• _Short problem_:
Quote each line of the material verbatim, without the pictures.

******

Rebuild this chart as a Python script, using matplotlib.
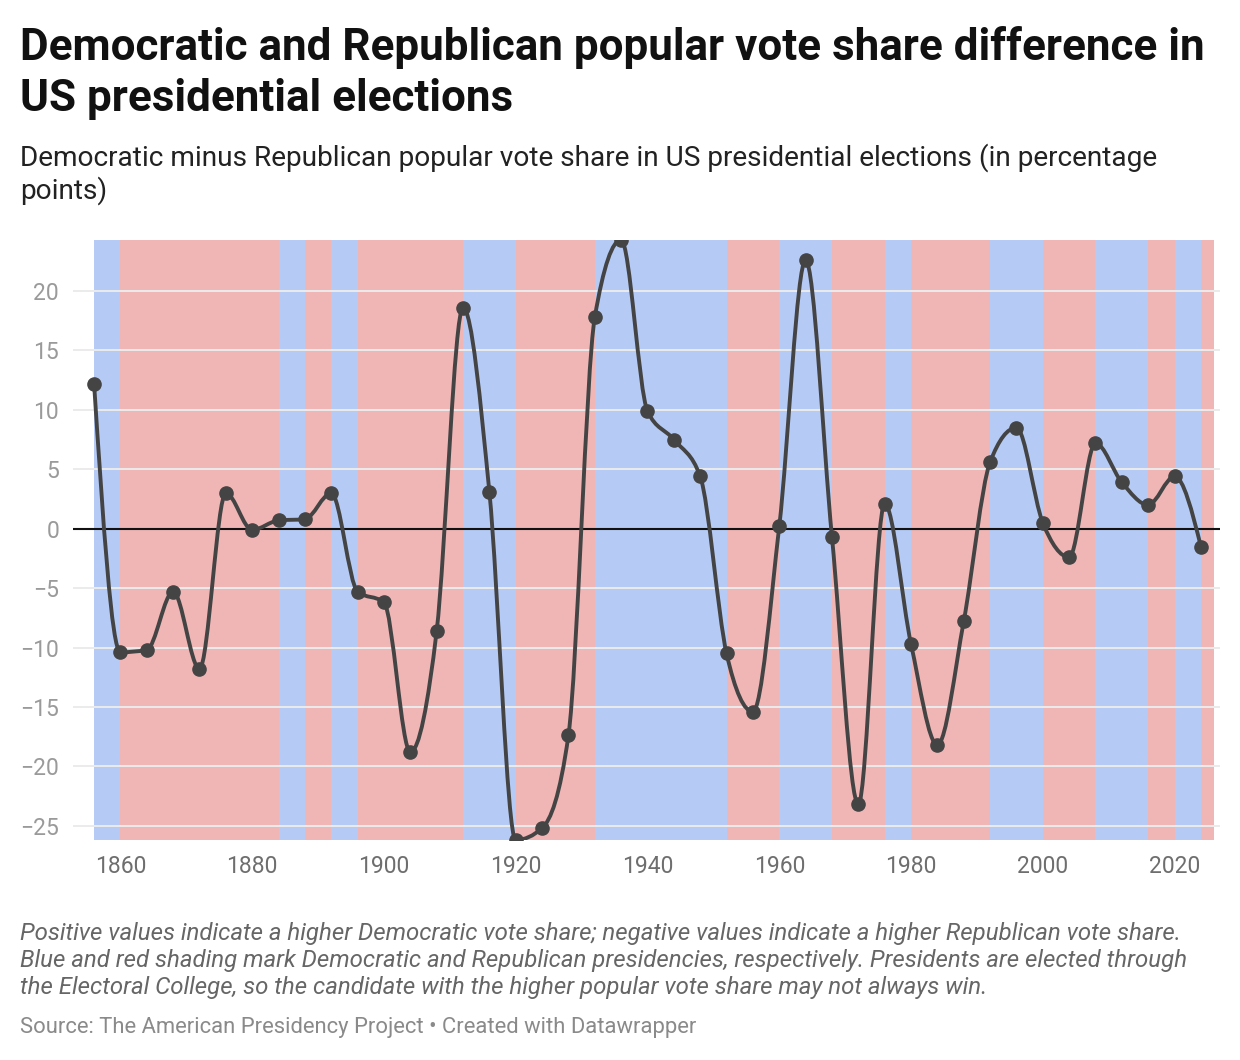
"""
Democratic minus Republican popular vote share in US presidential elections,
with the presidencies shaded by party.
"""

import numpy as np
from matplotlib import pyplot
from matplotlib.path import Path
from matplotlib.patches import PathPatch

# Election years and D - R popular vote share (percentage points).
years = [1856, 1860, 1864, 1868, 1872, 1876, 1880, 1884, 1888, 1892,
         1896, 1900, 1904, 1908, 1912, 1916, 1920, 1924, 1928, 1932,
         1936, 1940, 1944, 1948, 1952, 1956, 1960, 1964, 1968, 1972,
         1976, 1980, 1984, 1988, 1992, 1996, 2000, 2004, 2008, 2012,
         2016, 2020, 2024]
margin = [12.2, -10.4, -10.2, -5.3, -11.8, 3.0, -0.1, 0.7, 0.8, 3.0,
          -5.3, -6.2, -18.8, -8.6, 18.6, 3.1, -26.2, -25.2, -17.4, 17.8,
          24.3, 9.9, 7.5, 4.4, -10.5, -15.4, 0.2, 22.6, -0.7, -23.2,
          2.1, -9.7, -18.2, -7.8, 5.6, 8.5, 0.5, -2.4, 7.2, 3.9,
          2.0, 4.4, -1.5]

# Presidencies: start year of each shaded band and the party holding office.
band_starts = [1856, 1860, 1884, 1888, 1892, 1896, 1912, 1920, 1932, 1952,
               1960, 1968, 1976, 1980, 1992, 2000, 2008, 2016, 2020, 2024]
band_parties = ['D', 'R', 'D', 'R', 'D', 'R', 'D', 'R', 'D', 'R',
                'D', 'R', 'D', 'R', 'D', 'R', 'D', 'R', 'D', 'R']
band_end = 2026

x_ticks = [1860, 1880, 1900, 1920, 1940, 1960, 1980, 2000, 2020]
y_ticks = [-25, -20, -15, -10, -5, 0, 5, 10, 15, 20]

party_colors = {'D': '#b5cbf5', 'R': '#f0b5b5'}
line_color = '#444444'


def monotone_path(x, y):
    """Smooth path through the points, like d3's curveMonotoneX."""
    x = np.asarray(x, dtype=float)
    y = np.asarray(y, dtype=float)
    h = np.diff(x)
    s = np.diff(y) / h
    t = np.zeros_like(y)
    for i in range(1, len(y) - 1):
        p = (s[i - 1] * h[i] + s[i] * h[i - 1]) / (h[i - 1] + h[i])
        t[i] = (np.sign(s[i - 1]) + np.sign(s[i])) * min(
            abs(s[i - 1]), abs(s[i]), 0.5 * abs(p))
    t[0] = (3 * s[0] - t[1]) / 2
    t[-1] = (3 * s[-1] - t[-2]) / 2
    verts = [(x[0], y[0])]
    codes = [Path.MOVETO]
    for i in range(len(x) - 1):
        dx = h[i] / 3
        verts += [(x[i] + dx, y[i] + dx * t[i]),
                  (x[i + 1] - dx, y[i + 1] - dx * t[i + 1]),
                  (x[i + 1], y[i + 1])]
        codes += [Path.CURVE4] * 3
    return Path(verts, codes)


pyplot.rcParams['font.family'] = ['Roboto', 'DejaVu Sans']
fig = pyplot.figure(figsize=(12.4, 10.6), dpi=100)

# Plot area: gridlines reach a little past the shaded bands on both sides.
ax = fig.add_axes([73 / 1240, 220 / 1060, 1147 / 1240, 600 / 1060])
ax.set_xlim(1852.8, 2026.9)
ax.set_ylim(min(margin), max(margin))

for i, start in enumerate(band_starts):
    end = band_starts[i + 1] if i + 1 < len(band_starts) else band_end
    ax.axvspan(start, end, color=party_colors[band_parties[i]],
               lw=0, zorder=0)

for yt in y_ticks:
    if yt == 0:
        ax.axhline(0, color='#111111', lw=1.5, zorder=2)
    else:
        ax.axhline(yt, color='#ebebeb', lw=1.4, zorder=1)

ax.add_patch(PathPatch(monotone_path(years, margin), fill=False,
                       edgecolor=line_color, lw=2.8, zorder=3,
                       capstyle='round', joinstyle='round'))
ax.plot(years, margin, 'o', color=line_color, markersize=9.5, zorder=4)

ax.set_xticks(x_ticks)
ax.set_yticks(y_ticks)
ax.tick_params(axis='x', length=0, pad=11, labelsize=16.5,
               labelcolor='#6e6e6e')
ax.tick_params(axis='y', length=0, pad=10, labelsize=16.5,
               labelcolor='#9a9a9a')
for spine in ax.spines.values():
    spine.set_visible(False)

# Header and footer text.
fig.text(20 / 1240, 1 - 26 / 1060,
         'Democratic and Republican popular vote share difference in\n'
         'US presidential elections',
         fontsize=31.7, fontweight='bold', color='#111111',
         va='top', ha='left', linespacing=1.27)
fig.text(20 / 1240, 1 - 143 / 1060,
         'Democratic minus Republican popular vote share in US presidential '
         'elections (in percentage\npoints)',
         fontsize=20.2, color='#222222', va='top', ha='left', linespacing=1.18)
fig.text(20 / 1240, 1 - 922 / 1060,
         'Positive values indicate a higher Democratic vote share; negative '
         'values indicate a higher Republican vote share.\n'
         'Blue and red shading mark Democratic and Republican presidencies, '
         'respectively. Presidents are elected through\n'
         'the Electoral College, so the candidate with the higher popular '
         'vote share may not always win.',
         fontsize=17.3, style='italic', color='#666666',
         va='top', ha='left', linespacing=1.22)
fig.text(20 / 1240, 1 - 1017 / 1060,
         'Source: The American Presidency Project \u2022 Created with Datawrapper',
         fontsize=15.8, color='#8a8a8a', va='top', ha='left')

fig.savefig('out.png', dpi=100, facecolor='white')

******

• _Task answer_:
Rebuild this chart as a Python script, using matplotlib.
"""
Democratic minus Republican popular vote share in US presidential elections,
with the presidencies shaded by party.
"""

import numpy as np
from matplotlib import pyplot
from matplotlib.path import Path
from matplotlib.patches import PathPatch

# Election years and D - R popular vote share (percentage points).
years = [1856, 1860, 1864, 1868, 1872, 1876, 1880, 1884, 1888, 1892,
         1896, 1900, 1904, 1908, 1912, 1916, 1920, 1924, 1928, 1932,
         1936, 1940, 1944, 1948, 1952, 1956, 1960, 1964, 1968, 1972,
         1976, 1980, 1984, 1988, 1992, 1996, 2000, 2004, 2008, 2012,
         2016, 2020, 2024]
margin = [12.2, -10.4, -10.2, -5.3, -11.8, 3.0, -0.1, 0.7, 0.8, 3.0,
          -5.3, -6.2, -18.8, -8.6, 18.6, 3.1, -26.2, -25.2, -17.4, 17.8,
          24.3, 9.9, 7.5, 4.4, -10.5, -15.4, 0.2, 22.6, -0.7, -23.2,
          2.1, -9.7, -18.2, -7.8, 5.6, 8.5, 0.5, -2.4, 7.2, 3.9,
          2.0, 4.4, -1.5]

# Presidencies: start year of each shaded band and the party holding office.
band_starts = [1856, 1860, 1884, 1888, 1892, 1896, 1912, 1920, 1932, 1952,
               1960, 1968, 1976, 1980, 1992, 2000, 2008, 2016, 2020, 2024]
band_parties = ['D', 'R', 'D', 'R', 'D', 'R', 'D', 'R', 'D', 'R',
                'D', 'R', 'D', 'R', 'D', 'R', 'D', 'R', 'D', 'R']
band_end = 2026

x_ticks = [1860, 1880, 1900, 1920, 1940, 1960, 1980, 2000, 2020]
y_ticks = [-25, -20, -15, -10, -5, 0, 5, 10, 15, 20]

party_colors = {'D': '#b5cbf5', 'R': '#f0b5b5'}
line_color = '#444444'


def monotone_path(x, y):
    """Smooth path through the points, like d3's curveMonotoneX."""
    x = np.asarray(x, dtype=float)
    y = np.asarray(y, dtype=float)
    h = np.diff(x)
    s = np.diff(y) / h
    t = np.zeros_like(y)
    for i in range(1, len(y) - 1):
        p = (s[i - 1] * h[i] + s[i] * h[i - 1]) / (h[i - 1] + h[i])
        t[i] = (np.sign(s[i - 1]) + np.sign(s[i])) * min(
            abs(s[i - 1]), abs(s[i]), 0.5 * abs(p))
    t[0] = (3 * s[0] - t[1]) / 2
    t[-1] = (3 * s[-1] - t[-2]) / 2
    verts = [(x[0], y[0])]
    codes = [Path.MOVETO]
    for i in range(len(x) - 1):
        dx = h[i] / 3
        verts += [(x[i] + dx, y[i] + dx * t[i]),
                  (x[i + 1] - dx, y[i + 1] - dx * t[i + 1]),
                  (x[i + 1], y[i + 1])]
        codes += [Path.CURVE4] * 3
    return Path(verts, codes)


pyplot.rcParams['font.family'] = ['Roboto', 'DejaVu Sans']
fig = pyplot.figure(figsize=(12.4, 10.6), dpi=100)

# Plot area: gridlines reach a little past the shaded bands on both sides.
ax = fig.add_axes([73 / 1240, 220 / 1060, 1147 / 1240, 600 / 1060])
ax.set_xlim(1852.8, 2026.9)
ax.set_ylim(min(margin), max(margin))

for i, start in enumerate(band_starts):
    end = band_starts[i + 1] if i + 1 < len(band_starts) else band_end
    ax.axvspan(start, end, color=party_colors[band_parties[i]],
               lw=0, zorder=0)

for yt in y_ticks:
    if yt == 0:
        ax.axhline(0, color='#111111', lw=1.5, zorder=2)
    else:
        ax.axhline(yt, color='#ebebeb', lw=1.4, zorder=1)

ax.add_patch(PathPatch(monotone_path(years, margin), fill=False,
                       edgecolor=line_color, lw=2.8, zorder=3,
                       capstyle='round', joinstyle='round'))
ax.plot(years, margin, 'o', color=line_color, markersize=9.5, zorder=4)

ax.set_xticks(x_ticks)
ax.set_yticks(y_ticks)
ax.tick_params(axis='x', length=0, pad=11, labelsize=16.5,
               labelcolor='#6e6e6e')
ax.tick_params(axis='y', length=0, pad=10, labelsize=16.5,
               labelcolor='#9a9a9a')
for spine in ax.spines.values():
    spine.set_visible(False)

# Header and footer text.
fig.text(20 / 1240, 1 - 26 / 1060,
         'Democratic and Republican popular vote share difference in\n'
         'US presidential elections',
         fontsize=31.7, fontweight='bold', color='#111111',
         va='top', ha='left', linespacing=1.27)
fig.text(20 / 1240, 1 - 143 / 1060,
         'Democratic minus Republican popular vote share in US presidential '
         'elections (in percentage\npoints)',
         fontsize=20.2, color='#222222', va='top', ha='left', linespacing=1.18)
fig.text(20 / 1240, 1 - 922 / 1060,
         'Positive values indicate a higher Democratic vote share; negative '
         'values indicate a higher Republican vote share.\n'
         'Blue and red shading mark Democratic and Republican presidencies, '
         'respectively. Presidents are elected through\n'
         'the Electoral College, so the candidate with the higher popular '
         'vote share may not always win.',
         fontsize=17.3, style='italic', color='#666666',
         va='top', ha='left', linespacing=1.22)
fig.text(20 / 1240, 1 - 1017 / 1060,
         'Source: The American Presidency Project \u2022 Created with Datawrapper',
         fontsize=15.8, color='#8a8a8a', va='top', ha='left')

fig.savefig('out.png', dpi=100, facecolor='white')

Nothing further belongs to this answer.